Data Mining Through Metadata Analysis
2026-05-13 09:36
“More than 80 percent of all data in companies exists in unstructured form, and most companies currently have no way to make sustainable use of that data, its content, and, above all, its value. Without a detailed metadata analysis, the data becomes worthless after only a short time because its content can no longer be traced. With the Metadata Hub, the potential of large volumes of data can be tapped quickly and easily,” explains Herbert Grau, Managing Director of GRAU DATA GmbH.
The Metadata Hub detects, analyzes, and processes “embedded” metadata from unstructured data on file systems of any size, can process over 320 file formats, and read more than 50,000 different metadata tags in a matter of seconds. “Embedded” metadata contains much more comprehensive information than standard file system metadata. The Metadata Hub is far more powerful than solutions that are typically limited to specific file formats and do not allow for cross-company and cross-departmental analysis of all file formats.
Universally applicable and infinitely scalable
The Metadata Hub is platform-independent and can be quickly and easily integrated into virtually any IT infrastructure. It is controlled via a browser-based web interface. The Metadata Hub is fully scalable by installing multiple hubs in parallel and managing them via the central WebUI. This allows the Metadata Hub to be used in companies of any size and with any volume of files - from traditional mid-sized companies to corporations or large research organizations with billions of files.
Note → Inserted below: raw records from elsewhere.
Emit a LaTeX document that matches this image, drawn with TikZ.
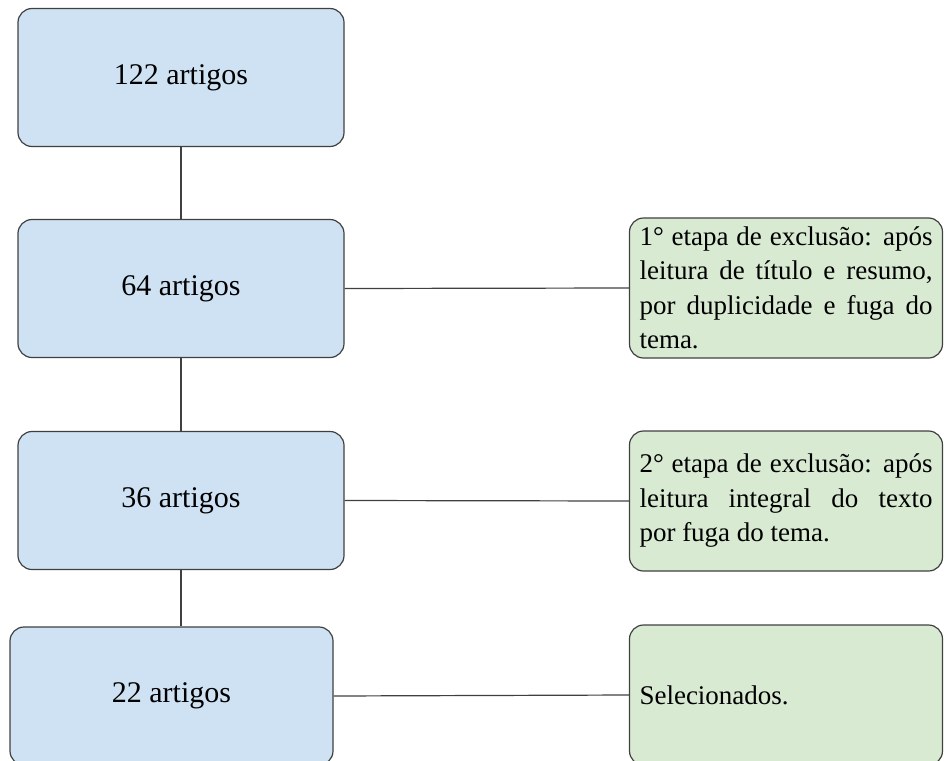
\documentclass[tikz,border=0pt]{standalone}
\usepackage{fontspec}
\setmainfont{Liberation Serif}
\tikzset{
  etapa/.style={draw=black!75, line width=1.2pt, fill=azulclaro, rounded corners=14pt,
    minimum width=326pt, minimum height=138pt, font=\fontsize{30}{36}\selectfont},
  nota/.style={draw=black!75, line width=1.2pt, fill=verdeclaro, rounded corners=14pt,
    minimum width=313pt, minimum height=140pt, inner xsep=10pt, text width=293pt,
    font=\fontsize{27}{34.5}\selectfont},
  liga/.style={draw=black!75, line width=1.2pt}
}
\definecolor{azulclaro}{HTML}{CFE2F3}
\definecolor{verdeclaro}{HTML}{D9EAD3}
\begin{document}
\begin{tikzpicture}[x=1pt,y=-1pt, line join=round]
	\useasboundingbox (0,0) rectangle (944,760);
	\clip (0,0) rectangle (944,760);
	% etapas
	\node[etapa] (a122) at (181,77.5) {122 artigos};
	\node[etapa] (a64) at (181,288.5) {64 artigos};
	\node[etapa] (a36) at (181,500.5) {36 artigos};
	\node[etapa, minimum width=323pt] (a22) at (171.5,696) {22 artigos};
	% notas
	\node[nota, align=justify] (exc1) at (786,288) {1° etapa de exclusão: após\linebreak leitura de título e resumo,\linebreak por duplicidade e fuga do\linebreak tema.};
	\node[nota, align=justify] (exc2) at (786,501) {2° etapa de exclusão: após\linebreak leitura integral do texto\linebreak por fuga do tema.};
	\node[nota, align=left] (sel) at (786,695) {Selecionados.};
	% ligacoes
	\draw[liga] (a122.south)--(a64.north) (a64.south)--(a36.north) (a36.south)--(a36.south|-a22.north);
	\foreach \e/\d in {a64/exc1,a36/exc2,a22/sel}
	\draw[liga] (\e.east)--(\d.west);
\end{tikzpicture}
\end{document}
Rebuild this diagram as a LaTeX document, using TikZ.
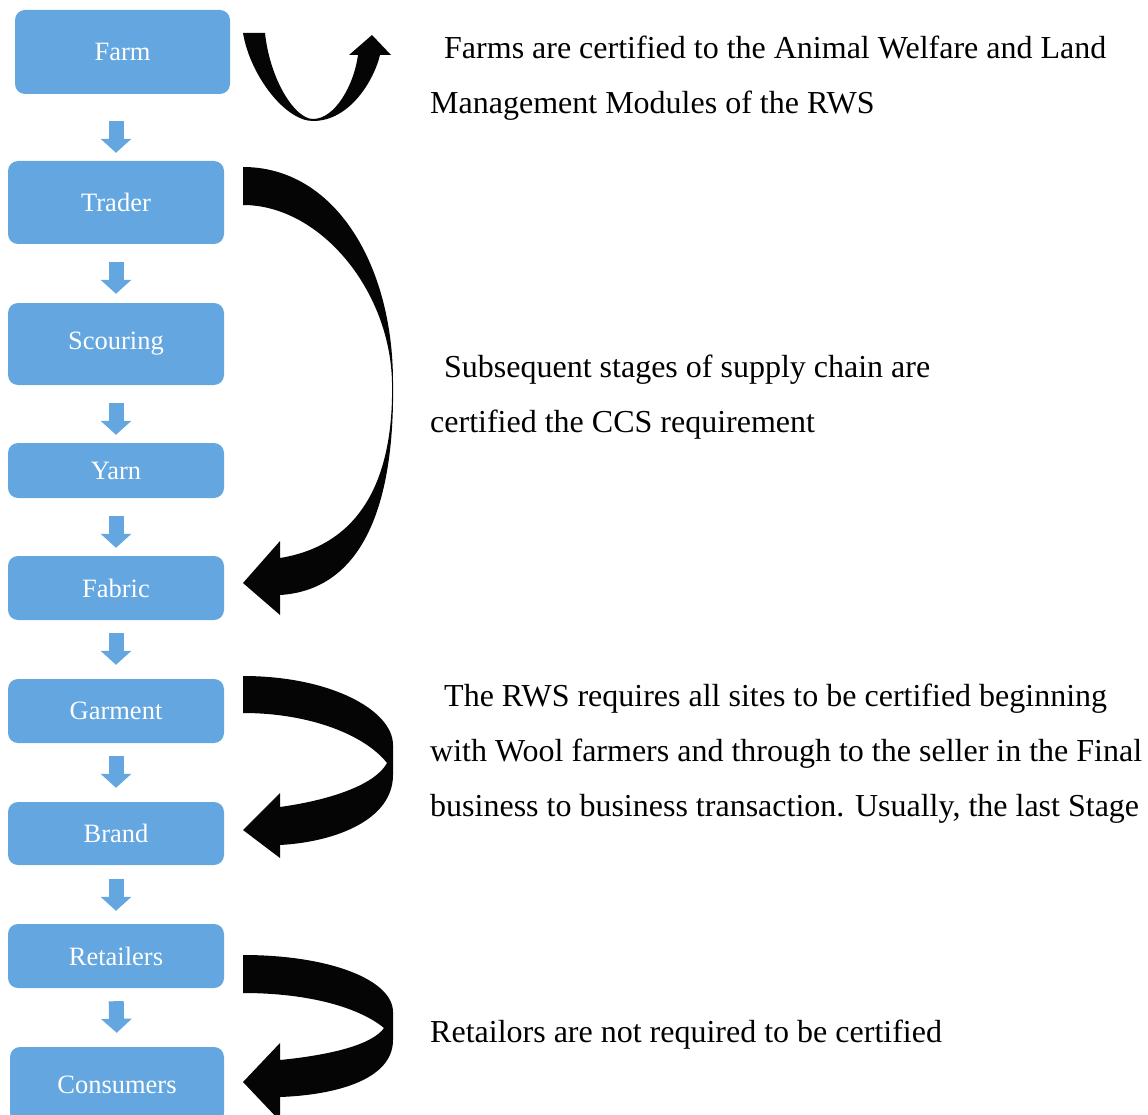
\documentclass[tikz,border=0pt]{standalone}
\usepackage{fontspec}
\setmainfont{Liberation Serif}
\usetikzlibrary{arrows.meta,positioning}
\definecolor{stageblue}{RGB}{99,166,224}
\definecolor{curlblack}{RGB}{5,5,5}

\begin{document}
\begin{tikzpicture}[x=1pt,y=-1pt,
stage/.style ={rectangle, rounded corners=10pt, fill=stageblue, text=white,
inner sep=0pt, minimum width=216pt, font=\fontsize{26.5}{30}\selectfont},
flow/.style ={draw=stageblue, line width=15pt, -{Triangle[width=30pt,length=14pt]}},
curl/.style ={fill=curlblack},
note/.style ={anchor=base west, inner sep=0pt, align=left,
font=\fontsize{32}{55}\selectfont}]

\useasboundingbox (0,0) rectangle (1148,1115);

\node[stage, minimum width=215pt, minimum height=84pt] (farm) at (122.5,52) {Farm};
\node[stage, minimum height=83pt] (trader) at (116,202.5) {Trader};
\node[stage, minimum height=82pt] (scouring) at (116,344) {Scouring};
\node[stage, minimum height=55pt] (yarn) at (116,470.5) {Yarn};
\node[stage, minimum height=64pt] (fabric) at (116,588) {Fabric};
\node[stage, minimum height=64pt] (garment) at (116,711) {Garment};
\node[stage, minimum height=63pt] (brand) at (116,833.5) {Brand};
\node[stage, minimum height=64pt] (retailers) at (116,956) {Retailers};
\node[stage, minimum width=214pt, minimum height=76pt] (consumers) at (117,1085) {Consumers};

\draw[flow, shorten <=27pt, shorten >=8pt] (farm.south -| trader.north) -- (trader.north);
\draw[flow, shorten <=18pt, shorten >=9pt] (trader) -- (scouring);
\draw[flow, shorten <=18pt, shorten >=8pt] (scouring.south) -- (yarn.north);
\draw[flow, shorten <=18pt, shorten >=8pt] (yarn.south) -- (fabric.north);
\draw[flow, shorten <=13pt, shorten >=14pt] (fabric.south) -- (garment.north);
\draw[flow, shorten <=13pt, shorten >=14pt] (garment.south) -- (brand.north);
\draw[flow, shorten <=14pt, shorten >=13pt] (brand.south) -- (retailers.north);
\draw[flow, shorten <=13pt, shorten >=14pt] (retailers.south) -- (consumers.north);

% curved block arrows
\fill[curl] (243,33) .. controls (250,75) and (285,121) .. (313,121)
  .. controls (350,121) and (374,80) .. (380,55) -- (391,55) -- (372,35) -- (349,55) -- (358,55)
  .. controls (354,85) and (335,119) .. (313,119)
  .. controls (295,119) and (270,80) .. (265,33) -- cycle;

\fill[curl] (243,167) .. controls (335,167) and (393,265) .. (393,382)
  .. controls (395,510) and (360,590) .. (280,595) -- (280,615) -- (243,583) -- (280,541) -- (280,558)
  .. controls (360,545) and (394,480) .. (392,382)
  .. controls (390,290) and (320,205) .. (243,205) -- cycle;

\fill[curl] (243,676) .. controls (330,676) and (393,710) .. (393,745) -- (393,775)
  .. controls (393,820) and (335,842) .. (280,845) -- (280,858) -- (243,830) -- (280,793) -- (280,807)
  .. controls (330,800) and (375,785) .. (387,763)
  .. controls (365,735) and (310,713) .. (243,713) -- cycle;

\fill[curl] (243,955) .. controls (330,955) and (393,980) .. (393,1012) -- (393,1040)
  .. controls (393,1080) and (335,1095) .. (280,1097) -- (280,1121) -- (243,1082) -- (280,1043) -- (280,1060)
  .. controls (330,1055) and (372,1045) .. (384,1028)
  .. controls (360,1008) and (310,993) .. (243,993) -- cycle;

\node[note] (rwsfarm) at (430,114) {\hspace*{14pt}Farms are certified to the Animal Welfare and Land\\Management Modules of the RWS};
\node[note] (ccs) at (430,432) {\hspace*{14pt}Subsequent stages of supply chain are\\certified the CCS requirement};
\node[note] (allsites) at (430,816) {\hspace*{14pt}The RWS requires all sites to be certified beginning\\with Wool farmers and through to the seller in the Final\\business to business transaction. Usually, the last Stage};
\node[note] (retail) at (430,1042) {Retailors are not required to be certified};
\end{tikzpicture}
\end{document}
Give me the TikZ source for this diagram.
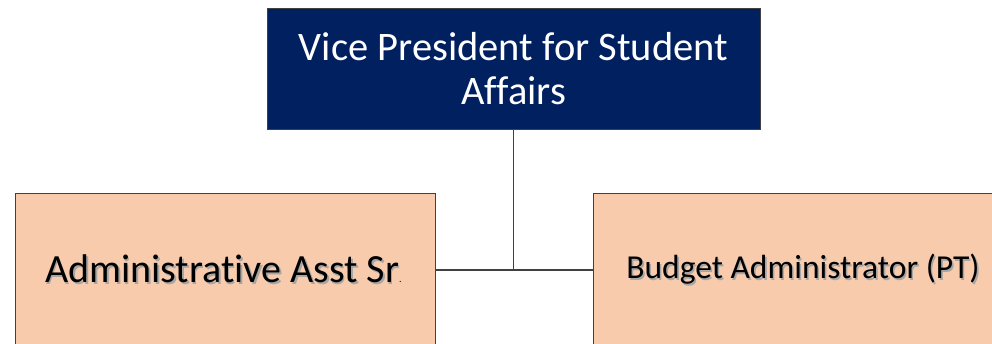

The core component of the Metadata Hub is the intelligent file system crawler & harvester (metadata collector). This continuously extracts the embedded metadata from the files. The crawler & harvester retrieves all “embedded” metadata via NFS or SMB and extracts millions of tags in a very short time. The tags are stored in a specially designed database immediately after extraction. The metadata is then available in a structured format, for example for analysis or queries. A GraphQL-based API, a native Python SDK, and a comprehensive command-line interface also enable seamless integration with third-party solutions for automated big data processing.